Re: [PATCH 1/4] x86/sgx: Track phase and type of SGX EPC pages

From: Sean Christopherson
Date: Thu Jul 15 2021 - 11:33:47 EST


On Wed, Jul 14, 2021, Luck, Tony wrote:
> > I've no objection to tracking the type for SGX2, my argument in the context of
> > #MC support is that there should be no need to track the type. Either the #MC
> > is recoverable or it isn't, and the enclave is toast regardless of what type of
> > page hit the #MC.
>
> I'll separate the "phase" from the "type".
>
> Here phase is used for the life-cycle of EPC pages:
>
> DIRTY -> FREE -> IN-USE -> DIRTY

Not that it affects anything, but that's not quite true. In hardware, pages are
either FREE or IN-USE, there is no concept of DIRTY. DIRTY is the kernel's
arbitrary description of a page that has not been sanitized and so is considered
to be in an unknown state, i.e. the kernel doesn't know if it's FREE or IN-USE.

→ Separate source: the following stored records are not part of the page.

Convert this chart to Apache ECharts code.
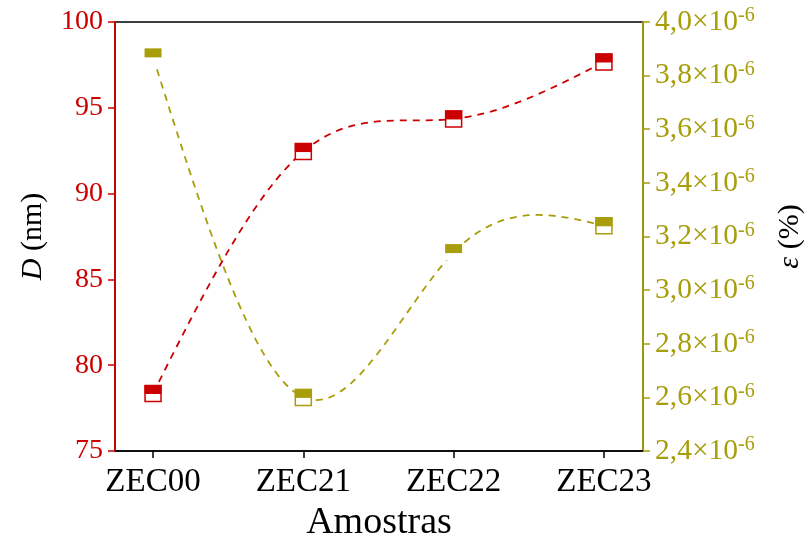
<!DOCTYPE html>
<html><head><meta charset="utf-8">
<script src="https://cdn.jsdelivr.net/npm/echarts@6/dist/echarts.min.js"></script>
<style>html,body{margin:0;padding:0;background:#fff}#c{width:804px;height:540px}</style>
</head><body><div id="c"></div>
<script>
const categories = ['ZEC00', 'ZEC21', 'ZEC22', 'ZEC23'];
const sizeD = [78.35, 92.45, 94.35, 97.67];          // D (nm)
const strainE6 = [3.87, 2.60, 3.14, 3.24];            // ε (%) in units of 1e-6
const leftTicks = [75, 80, 85, 90, 95, 100];
const rightTicks = ['2,4', '2,6', '2,8', '3,0', '3,2', '3,4', '3,6', '3,8', '4,0'];

const RED = '#cc0000';
const OLIVE = '#a89e0c';
const FONT = 'Liberation Serif';
const noBorderOlive = [0, 2];

const chart = echarts.init(document.getElementById('c'), null, {renderer: 'canvas'});
const xs = categories.map((_, i) => i);

// natural cubic spline slopes (uniform spacing of 1 category)
function splineSlopes(y) {
  const n = y.length;
  const M = new Array(n).fill(0);
  if (n >= 3) {
    const a = [], b = [], c = [], d = [];
    for (let i = 1; i < n - 1; i++) { a.push(1); b.push(4); c.push(1); d.push(6 * (y[i + 1] - 2 * y[i] + y[i - 1])); }
    const m = b.length;
    for (let i = 1; i < m; i++) { const w = a[i] / b[i - 1]; b[i] -= w * c[i - 1]; d[i] -= w * d[i - 1]; }
    const sol = new Array(m);
    sol[m - 1] = d[m - 1] / b[m - 1];
    for (let i = m - 2; i >= 0; i--) sol[i] = (d[i] - c[i] * sol[i + 1]) / b[i];
    for (let i = 0; i < m; i++) M[i + 1] = sol[i];
  }
  const s = [];
  for (let i = 0; i < n - 1; i++) s.push((y[i + 1] - y[i]) - (2 * M[i] + M[i + 1]) / 6);
  s.push((y[n - 1] - y[n - 2]) + (M[n - 2] + 2 * M[n - 1]) / 6);
  return s;
}

function curveSeries(vals, color, yIdx) {
  const slopes = splineSlopes(vals);
  return {
    type: 'custom', yAxisIndex: yIdx, z: 2, animation: false, silent: true,
    data: vals.map((v, i) => [i, v]),
    renderItem: function (params, api) {
      if (params.dataIndex !== 0) return null;
      const p0 = api.coord([0, vals[0]]);
      let d = 'M' + p0[0] + ' ' + p0[1];
      for (let i = 0; i < vals.length - 1; i++) {
        const c1 = api.coord([i + 1 / 3, vals[i] + slopes[i] / 3]);
        const c2 = api.coord([i + 2 / 3, vals[i + 1] - slopes[i + 1] / 3]);
        const e = api.coord([i + 1, vals[i + 1]]);
        d += ' C' + c1[0] + ' ' + c1[1] + ' ' + c2[0] + ' ' + c2[1] + ' ' + e[0] + ' ' + e[1];
      }
      return {type: 'path', shape: {pathData: d}, style: {fill: null, stroke: color, lineWidth: 1.8, lineDash: [7, 6]}};
    }
  };
}
function boxSeries(vals, color, yIdx, hideBorderIdx) {
  return {
    type: 'scatter', yAxisIndex: yIdx,
    data: vals.map((v, i) => {
      const d = {value: [i, v]};
      if (hideBorderIdx.indexOf(i) >= 0) d.itemStyle = {borderWidth: 0};
      return d;
    }),
    symbol: 'rect', symbolSize: 16,
    itemStyle: {color: '#fff', borderColor: color, borderWidth: 1.5, opacity: 1},
    z: 3, animation: false
  };
}
function topSeries(vals, color, yIdx) {
  return {
    type: 'scatter', yAxisIndex: yIdx,
    data: vals.map((v, i) => [i, v]),
    symbol: 'rect', symbolSize: [17, 9], symbolOffset: [0, -4],
    itemStyle: {color: color, opacity: 1}, z: 4, animation: false
  };
}

const option = {
  backgroundColor: '#fff',
  animation: false,
  grid: {left: 115, right: 161, top: 22, bottom: 89, outerBoundsMode: 'none', containLabel: false, show: true, borderColor: '#000', borderWidth: 1.5, backgroundColor: 'transparent'},
  xAxis: {
    type: 'value', min: -0.253, max: 3.26,
    name: 'Amostras', nameLocation: 'middle', nameGap: 49,
    nameTextStyle: {fontFamily: FONT, fontSize: 38, color: '#000'},
    axisLine: {show: true, onZero: false, lineStyle: {color: '#000', width: 1.5}},
    axisTick: {show: true, customValues: xs, length: 7, lineStyle: {color: '#000', width: 1.5}},
    axisLabel: {customValues: xs, formatter: v => categories[Math.round(v)] || '', fontFamily: FONT, fontSize: 33, color: '#000', margin: 15},
    splitLine: {show: false}
  },
  yAxis: [{
    type: 'value', min: 75, max: 100, interval: 5, position: 'left',
    name: '{i|D} (nm)', nameLocation: 'middle', nameGap: 67, nameRotate: 90,
    nameTextStyle: {fontFamily: FONT, fontSize: 30, color: '#000', rich: {i: {fontFamily: FONT, fontSize: 30, fontStyle: 'italic', color: '#000'}}},
    axisLine: {show: true, onZero: false, lineStyle: {color: RED, width: 1.8}},
    axisTick: {show: true, inside: false, length: 7, lineStyle: {color: RED, width: 1.5}},
    axisLabel: {fontFamily: FONT, fontSize: 28, color: RED, margin: 12, formatter: v => leftTicks.indexOf(v) >= 0 ? String(v) : ''},
    splitLine: {show: false}
  }, {
    type: 'value', min: 2.4, max: 4.0, interval: 0.2, position: 'right',
    name: '{i|ε} (%)', nameLocation: 'middle', nameGap: 132, nameRotate: 90,
    nameTextStyle: {fontFamily: FONT, fontSize: 30, color: '#000', rich: {i: {fontFamily: FONT, fontSize: 30, fontStyle: 'italic', color: '#000'}}},
    axisLine: {show: true, onZero: false, lineStyle: {color: OLIVE, width: 1.8}},
    axisTick: {show: true, length: 7, lineStyle: {color: OLIVE, width: 1.5}},
    axisLabel: {
      margin: 12, color: OLIVE,
      formatter: v => { const k = Math.round((v - 2.4) / 0.2); return '{a|' + rightTicks[k] + '×10}{b|-6}'; },
      rich: {
        a: {fontFamily: FONT, fontSize: 29.5, color: OLIVE},
        b: {fontFamily: FONT, fontSize: 20, color: OLIVE, verticalAlign: 'top', padding: [0, 0, 12, 0]}
      }
    },
    splitLine: {show: false}
  }],
  series: [
    curveSeries(sizeD, RED, 0),
    boxSeries(sizeD, RED, 0, []),
    topSeries(sizeD, RED, 0),
    curveSeries(strainE6, OLIVE, 1),
    boxSeries(strainE6, OLIVE, 1, noBorderOlive),
    topSeries(strainE6, OLIVE, 1)
  ]
};
chart.setOption(option);
</script></body></html>
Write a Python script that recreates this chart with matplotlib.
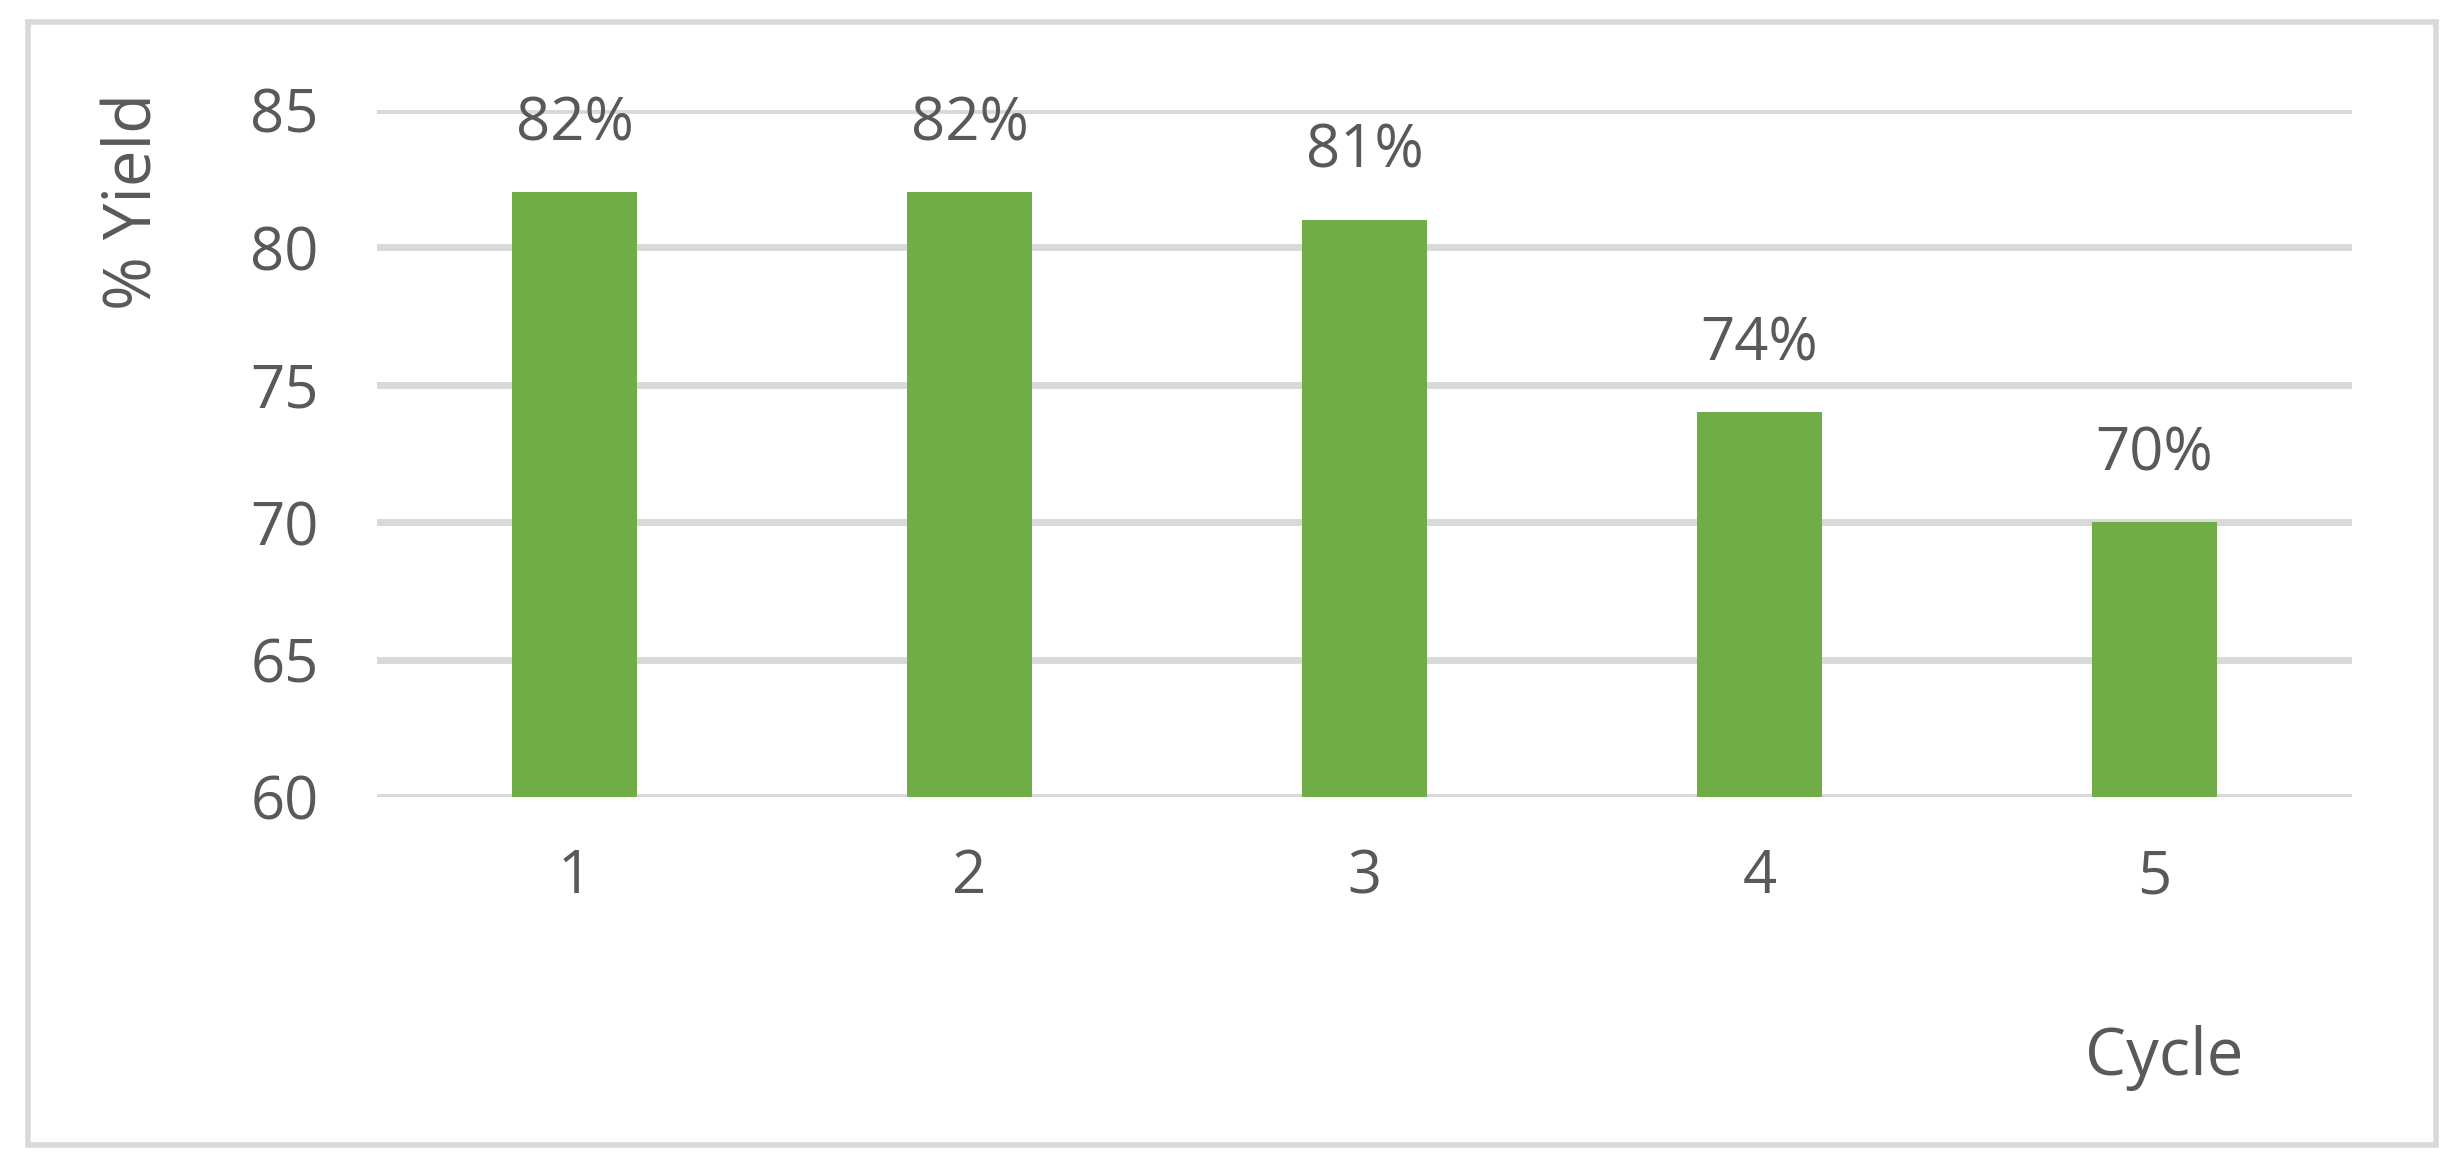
import numpy as np
import matplotlib
matplotlib.use('Agg')
import matplotlib.pyplot as plt
from matplotlib.patches import Rectangle

cycles = ['1', '2', '3', '4', '5']
yields = [82, 82, 81, 74, 70]
yticks = [60, 65, 70, 75, 80, 85]

txt = '#595959'
grid = '#D9D9D9'
green = '#70AD47'
plt.rcParams['font.family'] = ['Open Sans', 'DejaVu Sans']

W, H = 2464, 1170
fig = plt.figure(figsize=(W/100, H/100), dpi=100)
ax = fig.add_axes([377/W, 1-797/H, (2352-377)/W, (797-110)/H])

x = np.arange(len(cycles))
ax.bar(x, yields, width=0.316, color=green, zorder=3)
ax.set_xlim(-0.5, len(cycles)-0.5)
ax.set_ylim(60, 85)
ax.set_yticks(yticks)
ax.set_xticks(x)
ax.set_xticklabels(cycles)
for v in yticks:
    ax.axhline(v, color=grid, lw=5, zorder=1)
for s in ax.spines.values():
    s.set_visible(False)
ax.tick_params(length=0, labelsize=43, labelcolor=txt)
ax.tick_params(axis='y', pad=42)
ax.tick_params(axis='x', pad=36)

for xi, v in zip(x, yields):
    ax.annotate(f'{v}%', (xi, v), xytext=(0, 38), textcoords='offset pixels',
                ha='center', va='bottom', fontsize=43, color=txt)

fig.text(134/W, 1-201/H, '% Yield', rotation=90, ha='center', va='center',
         fontsize=47, color=txt)
fig.text(2164/W, 1-1058/H, 'Cycle', ha='center', va='center',
         fontsize=47, color=txt)

fig.add_artist(Rectangle((28/W, 1-1145/H), (2436-28)/W, (1145-22)/H,
                         transform=fig.transFigure, fill=False,
                         edgecolor=grid, lw=4))

fig.savefig('out.png', dpi=100)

Once a page is sanitized (during boot), its state is known and the page is never
put back on the so called dirty list, i.e. the software flow is:

DIRTY -> FREE -> IN-USE -> FREE

> Errors can be reported by memory controller page scrubbers for pages that are
> not "IN-USE" ... and the recovery action is just to make sure that they are
> never allocated.
>
> When a page is IN-USE ... it has a "type". I currently only have a way to
> inject errors into SGX_PAGE_TYPE_REG pages. That means initial recovery code
> is going to focus on those since that is all I can test. But I'll try not to
> special case them as far as possible.

Inability to test expected behavior doesn't mean we shouldn't implement towards
the expected behavior, i.e. someone somewhere must know how SECS and VA pages
behave in response to a memory error.